Die Anbiederung an die äußerste Rechte bei den Themen Migration und EU aber hat in der ÖVP selbst Spuren hinterlassen und Widerspruch ausgelöst. Bisheriger Höhepunkt war die Veröffentlichung eines Buchs von Kurz’ Vorgänger als ÖVP-Chef, Reinhold Mitterlehner. Der vielsagende Titel: „Haltung: Flagge zeigen in Leben und Politik". Das Buch ist die Abrechnung eines Polit-Dinosauriers mit seinem Nachfolger und war binnen kurzer Zeit vergriffen. Mitterlehner zeichnet das Bild eines Putsches in der Partei, rechnet mit populistischen Strömungen ab, kritisiert die Umgehung des Parlaments und geht mit der Quasi-Abschaffung der Sozialpartnerschaft hart ins Gericht.
Gerade Letzteres hatte Kurz massiv vorangetrieben. Vor seiner Zeit war es in Österreich ungeschriebenes Gesetz, Arbeitnehmer- und Arbeitgebervertreter in den Gesetzgebungsprozess mit einzubeziehen, bevor es im Parlament zu Abstimmungen kam. Das Ergebnis war dann – positiv betrachtet – ein Kompromiss. Kritiker sprachen hingegen von intransparentem Schachern unter Bonzen und Gewerkschaftern. Dazu kommt, dass es jahrzehntelang immer wieder Koalitionen zwischen der ÖVP und der SPÖ gegeben hat – mit der Folge, dass die politischen Strukturen verkrusteten.
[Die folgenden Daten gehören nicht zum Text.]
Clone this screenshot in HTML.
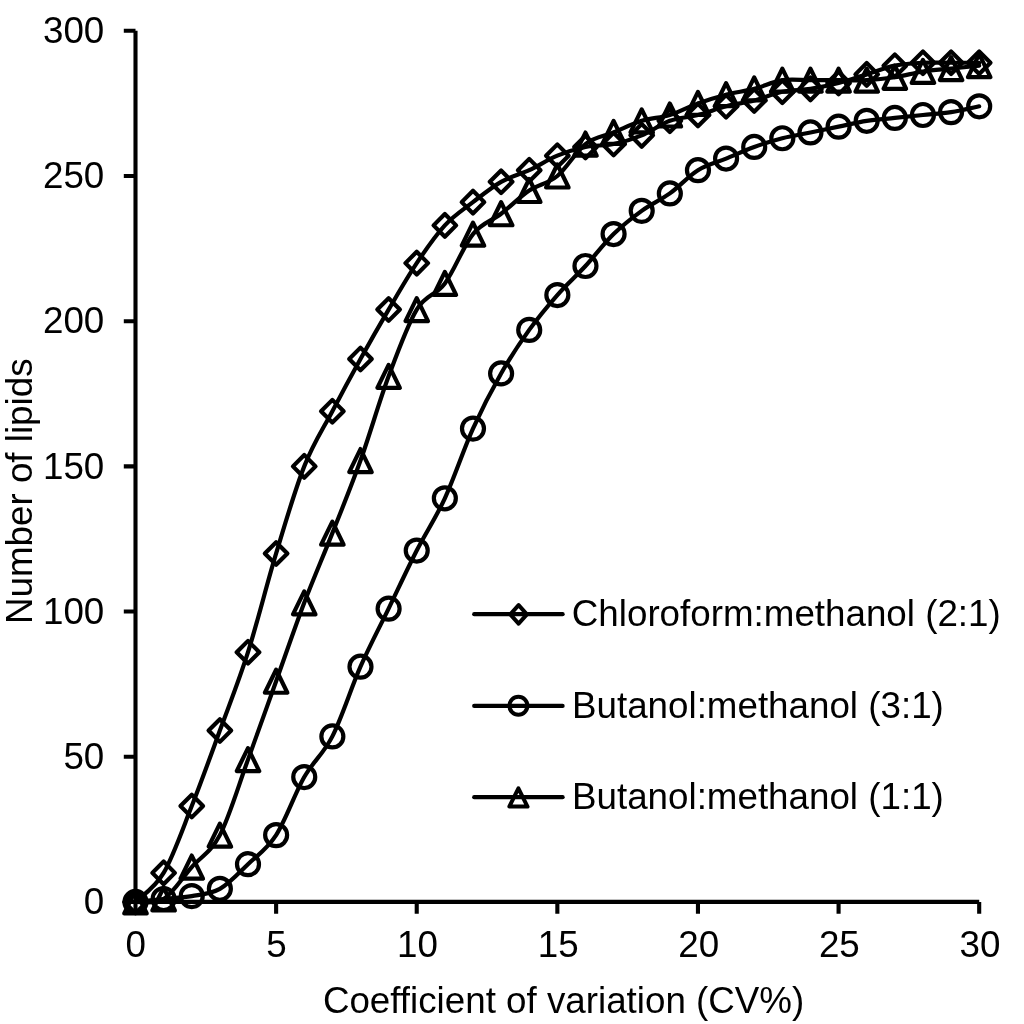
<!DOCTYPE html>
<html lang="en"><head><meta charset="utf-8"><title>Number of lipids vs coefficient of variation</title>
<style>html,body{margin:0;padding:0;background:#fff}svg{display:block;will-change:transform}text{font-family:"Liberation Sans",Arial,sans-serif;font-size:36.75px;fill:#000;font-variant-ligatures:none;font-kerning:normal}</style>
</head><body>
<svg width="1024" height="1024" viewBox="0 0 1024 1024">
<defs>
<path id="mD" d="M0 -11.3L11.3 0L0 11.3L-11.3 0Z"/>
<circle id="mC" r="11"/>
<path id="mT" d="M0 -11.5L11.25 11.5L-11.25 11.5Z"/>
</defs>
<g fill="none" stroke="#000" stroke-width="4.1" stroke-linecap="butt">
<path d="M135.5 30.82V901.9"/>
<path d="M135.5 901.9H979.19"/>
<path d="M123.8 901.9H135.5 M123.8 756.72H135.5 M123.8 611.54H135.5 M123.8 466.36H135.5 M123.8 321.18H135.5 M123.8 176H135.5 M123.8 30.82H135.5"/>
<path d="M135.5 901.9V913.7 M276.12 901.9V913.7 M416.73 901.9V913.7 M557.35 901.9V913.7 M697.96 901.9V913.7 M838.58 901.9V913.7 M979.19 901.9V913.7"/>
</g>
<g fill="none" stroke="#000" stroke-width="4.2" stroke-linecap="round" stroke-linejoin="round">
<path d="M135.5 901.9C140.19 897.06 154.25 888.83 163.62 872.86C173 856.89 182.37 829.79 191.75 806.08C201.12 782.37 210.49 756.24 219.87 730.59C229.24 704.94 238.62 681.71 247.99 652.19C257.37 622.67 266.74 584.44 276.12 553.47C285.49 522.5 294.86 490.07 304.24 466.36C313.61 442.65 322.99 429.1 332.36 411.19C341.74 393.29 351.11 375.86 360.48 358.93C369.86 341.99 379.23 325.54 388.61 309.57C397.98 293.6 407.36 277.14 416.73 263.11C426.1 249.07 435.48 235.52 444.85 225.36C454.23 215.2 463.6 209.39 472.98 202.13C482.35 194.87 491.72 187.13 501.1 181.81C510.47 176.48 519.85 174.55 529.22 170.19C538.6 165.84 547.97 159.55 557.35 155.67C566.72 151.8 576.09 148.9 585.47 146.96C594.84 145.03 604.22 146 613.59 144.06C622.97 142.12 632.34 139.22 641.71 135.35C651.09 131.48 660.46 124.22 669.84 120.83C679.21 117.44 688.59 117.44 697.96 115.02C707.33 112.6 716.71 108.73 726.08 106.31C735.46 103.89 744.83 102.93 754.21 100.51C763.58 98.09 772.95 93.73 782.33 91.8C791.7 89.86 801.08 90.34 810.45 88.89C819.83 87.44 829.2 85.5 838.58 83.08C847.95 80.67 857.32 77.28 866.7 74.37C876.07 71.47 885.45 67.6 894.82 65.66C904.2 63.73 913.57 63.24 922.94 62.76C932.32 62.28 941.69 62.76 951.07 62.76C960.44 62.76 974.5 62.76 979.19 62.76"/>
<use href="#mD" x="135.5" y="901.9"/>
<use href="#mD" x="163.62" y="872.86"/>
<use href="#mD" x="191.75" y="806.08"/>
<use href="#mD" x="219.87" y="730.59"/>
<use href="#mD" x="247.99" y="652.19"/>
<use href="#mD" x="276.12" y="553.47"/>
<use href="#mD" x="304.24" y="466.36"/>
<use href="#mD" x="332.36" y="411.19"/>
<use href="#mD" x="360.48" y="358.93"/>
<use href="#mD" x="388.61" y="309.57"/>
<use href="#mD" x="416.73" y="263.11"/>
<use href="#mD" x="444.85" y="225.36"/>
<use href="#mD" x="472.98" y="202.13"/>
<use href="#mD" x="501.1" y="181.81"/>
<use href="#mD" x="529.22" y="170.19"/>
<use href="#mD" x="557.35" y="155.67"/>
<use href="#mD" x="585.47" y="146.96"/>
<use href="#mD" x="613.59" y="144.06"/>
<use href="#mD" x="641.71" y="135.35"/>
<use href="#mD" x="669.84" y="120.83"/>
<use href="#mD" x="697.96" y="115.02"/>
<use href="#mD" x="726.08" y="106.31"/>
<use href="#mD" x="754.21" y="100.51"/>
<use href="#mD" x="782.33" y="91.8"/>
<use href="#mD" x="810.45" y="88.89"/>
<use href="#mD" x="838.58" y="83.08"/>
<use href="#mD" x="866.7" y="74.37"/>
<use href="#mD" x="894.82" y="65.66"/>
<use href="#mD" x="922.94" y="62.76"/>
<use href="#mD" x="951.07" y="62.76"/>
<use href="#mD" x="979.19" y="62.76"/>
<path d="M135.5 901.9C140.19 901.42 154.25 899.96 163.62 899C173 898.03 182.37 897.79 191.75 896.09C201.12 894.4 210.49 894.16 219.87 888.83C229.24 883.51 238.62 873.11 247.99 864.15C257.37 855.2 266.74 849.64 276.12 835.12C285.49 820.6 294.86 793.5 304.24 777.05C313.61 760.59 322.99 754.78 332.36 736.39C341.74 718.01 351.11 688 360.48 666.71C369.86 645.42 379.23 627.99 388.61 608.64C397.98 589.28 407.36 568.95 416.73 550.56C426.1 532.17 435.48 518.62 444.85 498.3C454.23 477.97 463.6 449.42 472.98 428.61C482.35 407.8 491.72 389.9 501.1 373.44C510.47 356.99 519.85 342.96 529.22 329.89C538.6 316.82 547.97 305.69 557.35 295.05C566.72 284.4 576.09 276.17 585.47 266.01C594.84 255.85 604.22 243.27 613.59 234.07C622.97 224.88 632.34 217.62 641.71 210.84C651.09 204.07 660.46 200.2 669.84 193.42C679.21 186.65 688.59 176 697.96 170.19C707.33 164.39 716.71 162.45 726.08 158.58C735.46 154.71 744.83 150.35 754.21 146.96C763.58 143.58 772.95 140.67 782.33 138.25C791.7 135.83 801.08 134.38 810.45 132.45C819.83 130.51 829.2 128.57 838.58 126.64C847.95 124.7 857.32 122.28 866.7 120.83C876.07 119.38 885.45 118.9 894.82 117.93C904.2 116.96 913.57 115.99 922.94 115.02C932.32 114.06 941.69 113.57 951.07 112.12C960.44 110.67 974.5 107.28 979.19 106.31"/>
<use href="#mC" x="135.5" y="901.9"/>
<use href="#mC" x="163.62" y="899"/>
<use href="#mC" x="191.75" y="896.09"/>
<use href="#mC" x="219.87" y="888.83"/>
<use href="#mC" x="247.99" y="864.15"/>
<use href="#mC" x="276.12" y="835.12"/>
<use href="#mC" x="304.24" y="777.05"/>
<use href="#mC" x="332.36" y="736.39"/>
<use href="#mC" x="360.48" y="666.71"/>
<use href="#mC" x="388.61" y="608.64"/>
<use href="#mC" x="416.73" y="550.56"/>
<use href="#mC" x="444.85" y="498.3"/>
<use href="#mC" x="472.98" y="428.61"/>
<use href="#mC" x="501.1" y="373.44"/>
<use href="#mC" x="529.22" y="329.89"/>
<use href="#mC" x="557.35" y="295.05"/>
<use href="#mC" x="585.47" y="266.01"/>
<use href="#mC" x="613.59" y="234.07"/>
<use href="#mC" x="641.71" y="210.84"/>
<use href="#mC" x="669.84" y="193.42"/>
<use href="#mC" x="697.96" y="170.19"/>
<use href="#mC" x="726.08" y="158.58"/>
<use href="#mC" x="754.21" y="146.96"/>
<use href="#mC" x="782.33" y="138.25"/>
<use href="#mC" x="810.45" y="132.45"/>
<use href="#mC" x="838.58" y="126.64"/>
<use href="#mC" x="866.7" y="120.83"/>
<use href="#mC" x="894.82" y="117.93"/>
<use href="#mC" x="922.94" y="115.02"/>
<use href="#mC" x="951.07" y="112.12"/>
<use href="#mC" x="979.19" y="106.31"/>
<path d="M135.5 901.9C140.19 901.42 154.25 904.8 163.62 899C173 893.19 182.37 877.7 191.75 867.06C201.12 856.41 210.49 853.02 219.87 835.12C229.24 817.21 238.62 785.27 247.99 759.62C257.37 733.98 266.74 707.36 276.12 681.23C285.49 655.09 294.86 627.51 304.24 602.83C313.61 578.15 322.99 556.86 332.36 533.14C341.74 509.43 351.11 486.69 360.48 460.55C369.86 434.42 379.23 401.51 388.61 376.35C397.98 351.18 407.36 325.05 416.73 309.57C426.1 294.08 435.48 296.02 444.85 283.43C454.23 270.85 463.6 245.69 472.98 234.07C482.35 222.46 491.72 221.01 501.1 213.75C510.47 206.49 519.85 196.81 529.22 190.52C538.6 184.23 547.97 183.74 557.35 176C566.72 168.26 576.09 151.32 585.47 144.06C594.84 136.8 604.22 136.32 613.59 132.45C622.97 128.57 632.34 123.74 641.71 120.83C651.09 117.93 660.46 117.93 669.84 115.02C679.21 112.12 688.59 106.8 697.96 103.41C707.33 100.02 716.71 97.12 726.08 94.7C735.46 92.28 744.83 91.31 754.21 88.89C763.58 86.47 772.95 81.63 782.33 80.18C791.7 78.73 801.08 80.18 810.45 80.18C819.83 80.18 829.2 80.18 838.58 80.18C847.95 80.18 857.32 80.67 866.7 80.18C876.07 79.7 885.45 78.73 894.82 77.28C904.2 75.83 913.57 72.92 922.94 71.47C932.32 70.02 941.69 69.53 951.07 68.57C960.44 67.6 974.5 66.15 979.19 65.66"/>
<use href="#mT" x="135.5" y="901.9"/>
<use href="#mT" x="163.62" y="899"/>
<use href="#mT" x="191.75" y="867.06"/>
<use href="#mT" x="219.87" y="835.12"/>
<use href="#mT" x="247.99" y="759.62"/>
<use href="#mT" x="276.12" y="681.23"/>
<use href="#mT" x="304.24" y="602.83"/>
<use href="#mT" x="332.36" y="533.14"/>
<use href="#mT" x="360.48" y="460.55"/>
<use href="#mT" x="388.61" y="376.35"/>
<use href="#mT" x="416.73" y="309.57"/>
<use href="#mT" x="444.85" y="283.43"/>
<use href="#mT" x="472.98" y="234.07"/>
<use href="#mT" x="501.1" y="213.75"/>
<use href="#mT" x="529.22" y="190.52"/>
<use href="#mT" x="557.35" y="176"/>
<use href="#mT" x="585.47" y="144.06"/>
<use href="#mT" x="613.59" y="132.45"/>
<use href="#mT" x="641.71" y="120.83"/>
<use href="#mT" x="669.84" y="115.02"/>
<use href="#mT" x="697.96" y="103.41"/>
<use href="#mT" x="726.08" y="94.7"/>
<use href="#mT" x="754.21" y="88.89"/>
<use href="#mT" x="782.33" y="80.18"/>
<use href="#mT" x="810.45" y="80.18"/>
<use href="#mT" x="838.58" y="80.18"/>
<use href="#mT" x="866.7" y="80.18"/>
<use href="#mT" x="894.82" y="77.28"/>
<use href="#mT" x="922.94" y="71.47"/>
<use href="#mT" x="951.07" y="68.57"/>
<use href="#mT" x="979.19" y="65.66"/>
<path d="M474.2 614.2H562.6"/>
<path d="M474.2 705.9H562.6"/>
<path d="M474.2 797.2H562.6"/>
</g>
<g fill="none" stroke="#000" stroke-width="4" stroke-linejoin="round">
<path d="M518.6 605.1L526.9 614.4L518.6 623.7L510.3 614.4Z"/>
<circle cx="518.4" cy="705.8" r="9"/>
<path d="M518.4 788.4L527.5 806.6L509.3 806.6Z"/>
</g>
<g text-anchor="end">
<text x="104.3" y="914.2">0</text>
<text x="104.3" y="769.02">50</text>
<text x="104.3" y="623.84">100</text>
<text x="104.3" y="478.66">150</text>
<text x="104.3" y="333.48">200</text>
<text x="104.3" y="188.3">250</text>
<text x="104.3" y="43.12">300</text>
</g>
<g text-anchor="middle">
<text x="135.8" y="957.3">0</text>
<text x="276.42" y="957.3">5</text>
<text x="417.53" y="957.3">10</text>
<text x="558.14" y="957.3">15</text>
<text x="698.76" y="957.3">20</text>
<text x="839.38" y="957.3">25</text>
<text x="979.99" y="957.3">30</text>
</g>
<text x="322.9" y="1013.1">Coefficient of variation (CV%)</text>
<text transform="translate(32 624) rotate(-90)">Number of lipids</text>
<text x="571.8" y="626.2">Chloroform:methanol (2:1)</text>
<text x="572" y="717.8">Butanol:methanol (3:1)</text>
<text x="572" y="809">Butanol:methanol (1:1)</text>
</svg></body></html>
Da war es populär, mit dem Versprechen anzutreten, mit diesem Groß-Koalitions-Reflex zu brechen – und Kurz war entsprechend erfolgreich.
Eine Koalition mit der SPÖ nach der Wahl im September ist unwahrscheinlich – auch, wenn die angesichts ihrer Schwäche vermutlich billig zu haben wäre. Einen Einzug ins Parlament werden aller Wahrscheinlichkeit nach die FPÖ unter ihrem neuen Parteichef Norbert Hofer, die Grünen und die liberalen NEOS schaffen. Dass sich die Grünen als Mehrheitsbeschaffer für die ÖVP unter Kurz hergeben, scheint kaum denkbar. Mit den NEOS alleine wird es wohl kaum reichen. Bleibt die FPÖ.
Inzwischen sind dort die „bösen Buben von Ibiza" abgetreten. Strache hat seinen Parteivorsitz abgegeben, sein Kumpel Gudenus ist zurückgetreten und auf Tauchstation. Der neue am Ruder ist Norbert Hofer. Weniger scharf im Ton als Strache, in der Sache allerdings ebenso hart. Das zieht bei der Wählerschaft. Hofer ist durchaus kein Unbekannter: Er war Gegenkandidat des amtierenden Bundespräsidenten Alexander Van der Bellen in der Stichwahl 2016. Für den wurde es damals recht knapp – Hofer schaffte bei hoher Wahlbeteiligung satte 46 Prozent. Eins hat das freie Spiel der Kräfte jedenfalls bisher gezeigt: Ein Flirt der FPÖ mit der ÖVP ist durchaus erkennbar. Und auch Kurz hat immer wieder betont, dass er eigentlich mit der inhaltlichen Arbeit der FPÖ sehr zufrieden war.